I left that decadent apartment last April and moved in with my friend Ami and her two children for two months. There, I lived in the sunroom with glass French doors on the east and west sides, opening to the kitchen and the back deck. The walls were painted a bright turquoise. From this room, I tasted again what it was like to live with people I loved, to share coffee in the morning, to play legos at the breakfast table. Ami let me stay for free so I could save money for my unknown, career-less future, which was the beginning of a huge leap for me in accepting and receiving others freely given generosity. I didn’t have anything to prove, and I was in a situation where I had to accept other’s kindnesses – quite similar to how I continue to find myself here in Big Sur.

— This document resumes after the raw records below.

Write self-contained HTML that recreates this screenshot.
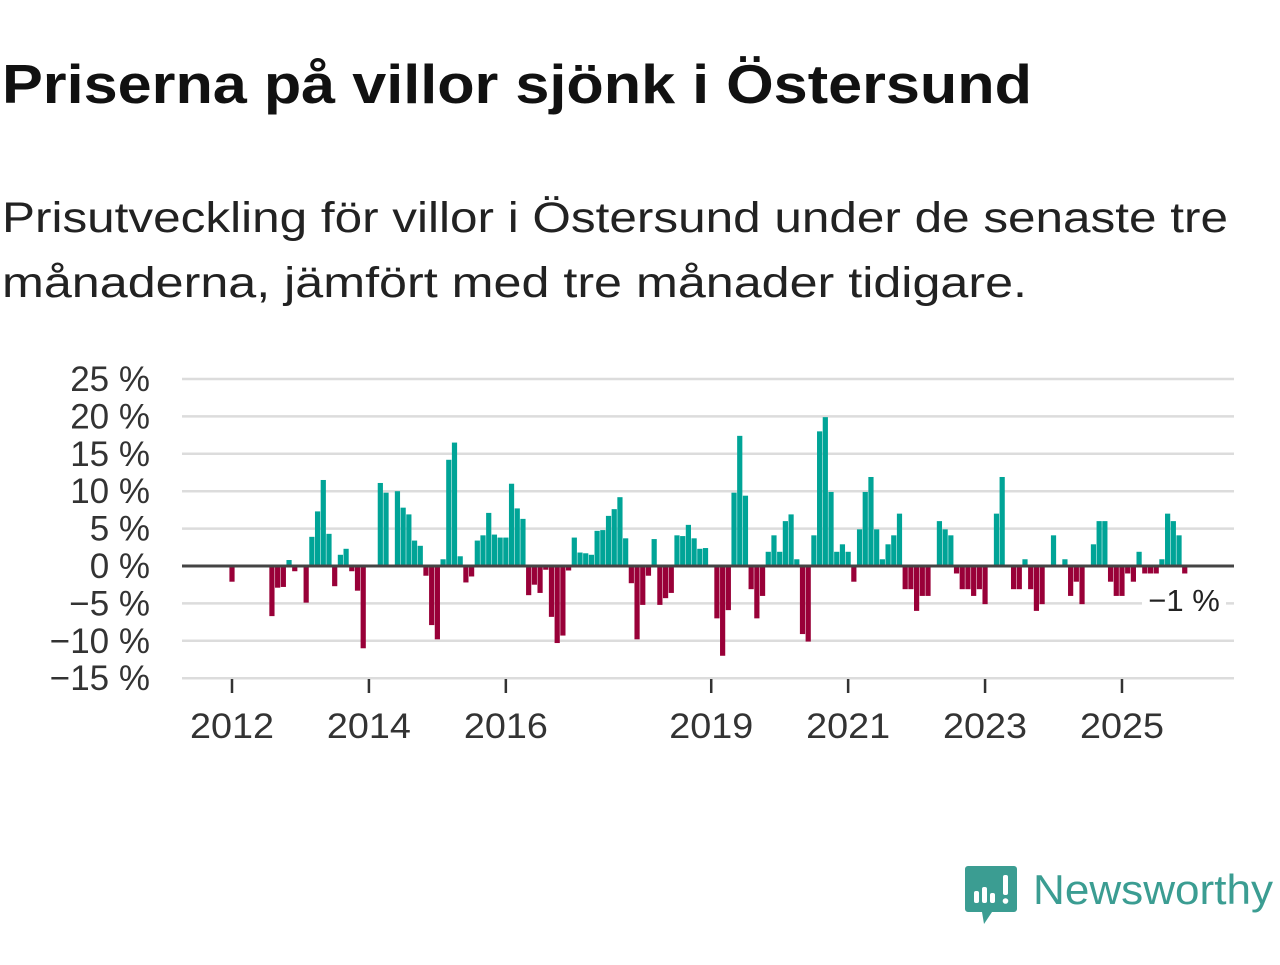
<!DOCTYPE html>
<html><head><meta charset="utf-8"><style>
body{margin:0;background:#fff;width:1280px;height:960px;overflow:hidden;font-family:"Liberation Sans","DejaVu Sans",sans-serif;}
</style></head><body>
<svg width="1280" height="960">
<text x="2" y="103" font-size="55" font-weight="bold" fill="#111" textLength="1030" lengthAdjust="spacingAndGlyphs">Priserna på villor sjönk i Östersund</text>
<text x="2" y="232" font-size="43" fill="#222" textLength="1226" lengthAdjust="spacingAndGlyphs">Prisutveckling för villor i Östersund under de senaste tre</text>
<text x="2" y="297" font-size="43" fill="#222" textLength="1025" lengthAdjust="spacingAndGlyphs">månaderna, jämfört med tre månader tidigare.</text>
<g id="grid"></g><g id="bars"></g><g id="xaxis"></g>
<g>
<rect x="1142" y="584" width="84" height="32" fill="#fff"/>
<text x="1184" y="611" font-size="31" fill="#222" text-anchor="middle">−1 %</text></g>
<g>
<path d="M968 866 h46 a3 3 0 0 1 3 3 v40 a3 3 0 0 1 -3 3 h-22 l-8 12 l-2 -12 h-14 a3 3 0 0 1 -3 -3 v-40 a3 3 0 0 1 3 -3z" fill="#3b9d92"/>
<rect x="974" y="891" width="5" height="12" rx="2" fill="#fff"/><rect x="982" y="887" width="5" height="16" rx="2" fill="#fff"/><rect x="990" y="893" width="5" height="10" rx="2" fill="#fff"/><rect x="1003" y="875" width="5" height="20" rx="2" fill="#fff"/><circle cx="1005.5" cy="901" r="2.8" fill="#fff"/>
<text x="1033" y="904" font-size="42" fill="#3b9d92" textLength="240" lengthAdjust="spacingAndGlyphs">Newsworthy</text></g>
</svg>
<script>
const values=[-2.1,0,0,0,0,0,0,-6.7,-2.9,-2.8,0.8,-0.7,0,-4.9,3.9,7.3,11.5,4.3,-2.7,1.5,2.3,-0.7,-3.3,-11,0,0,11.1,9.8,0,10,7.8,6.9,3.4,2.7,-1.3,-7.9,-9.8,0.9,14.2,16.5,1.3,-2.2,-1.4,3.4,4.1,7.1,4.2,3.8,3.8,11,7.7,6.3,-3.9,-2.5,-3.6,-0.5,-6.8,-10.3,-9.3,-0.6,3.8,1.8,1.7,1.5,4.7,4.8,6.7,7.6,9.2,3.7,-2.3,-9.8,-5.2,-1.3,3.6,-5.2,-4.3,-3.6,4.1,4,5.5,3.7,2.3,2.4,0,-7,-12,-5.9,9.8,17.4,9.4,-3.1,-7,-4,1.9,4.1,1.9,6,6.9,0.9,-9.1,-10.1,4.1,18,19.9,9.9,1.9,2.9,1.9,-2.1,4.9,9.9,11.9,4.9,0.9,2.9,4.1,7,-3.1,-3.1,-6,-4,-4,0,6,4.9,4.1,-1,-3.1,-3.1,-4,-3.1,-5.1,0,7,11.9,0,-3.1,-3.1,0.9,-3.1,-6,-5.1,0,4.1,0,0.9,-4,-2.1,-5.1,0,2.9,6,6,-2.1,-4,-4,-1,-2.1,1.9,-1,-1,-1,0.9,7,6,4.1,-1];
const yTicks=[-15,-10,-5,0,5,10,15,20,25];
const yTickLabels=["−15 %","−10 %","−5 %","0 %","5 %","10 %","15 %","20 %","25 %"];
const xTickYears=[2012,2014,2016,2019,2021,2023,2025];
const NS="http://www.w3.org/2000/svg";
const x=i=>232+i*5.705;
const xYear=yr=>232+(yr-2012)*68.46;
const y=v=>566-v*7.48;
function mk(t,a,p){const e=document.createElementNS(NS,t);for(const k in a)e.setAttribute(k,a[k]);p.appendChild(e);return e;}
const grid=document.getElementById('grid'),bars=document.getElementById('bars'),xa=document.getElementById('xaxis');
yTicks.forEach((v,k)=>{
 if(v!==0){const l=mk('line',{x1:182,x2:1234,y1:y(v),y2:y(v),stroke:'#dcdcdc','stroke-width':2.5},grid);
 
 }
 const t=mk('text',{x:150,y:y(v)+12,'font-size':35,fill:'#333','text-anchor':'end'},grid);t.textContent=yTickLabels[k];
 
 
});
values.forEach((v,i)=>{if(v===0)return;
 const r=mk('rect',{x:x(i)-2.6,width:5.2,y:Math.min(y(v),y(0)),height:Math.abs(y(v)-y(0)),fill:v>0?'#00a497':'#990038'},bars);
 
 
});
const z=mk('line',{x1:182,x2:1234,y1:y(0),y2:y(0),stroke:'#444','stroke-width':3},bars);


xTickYears.forEach(yr=>{
 const l=mk('line',{x1:xYear(yr),x2:xYear(yr),y1:679,y2:693,stroke:'#333','stroke-width':2.5},xa);
 
 
 const t=mk('text',{x:xYear(yr),y:738,'font-size':35,fill:'#333','text-anchor':'middle',textLength:84,lengthAdjust:'spacingAndGlyphs'},xa);t.textContent=yr;
 
 
});
</script>
</body></html>
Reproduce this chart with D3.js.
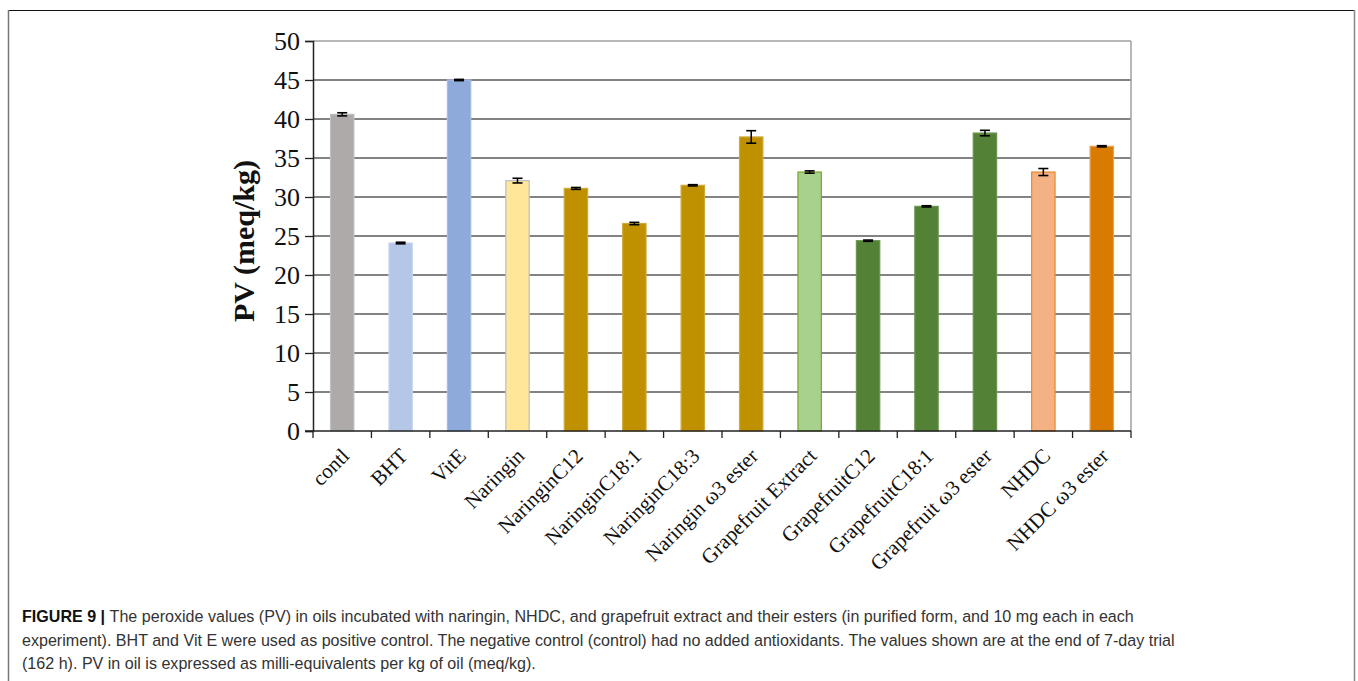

As I roll along in my 29th year, having lived so many different ways and in different structures, I am finding that there is not just one that is right, and even my favorite ones are not right all the time. Secretly grinding coffee and sneaking up the road to the vacationing neighbors’ is a fine way to deal with my desire for a place of my own in the early mornings. I find, it only makes me better during the rest of the day – better at participating in life on the ranch, where giving and accepting kindnesses is the name of the game.
Love love love that you are indulging in the triple layer chocolate cake in new and different ways in this adventure of life. XO to the moon and back.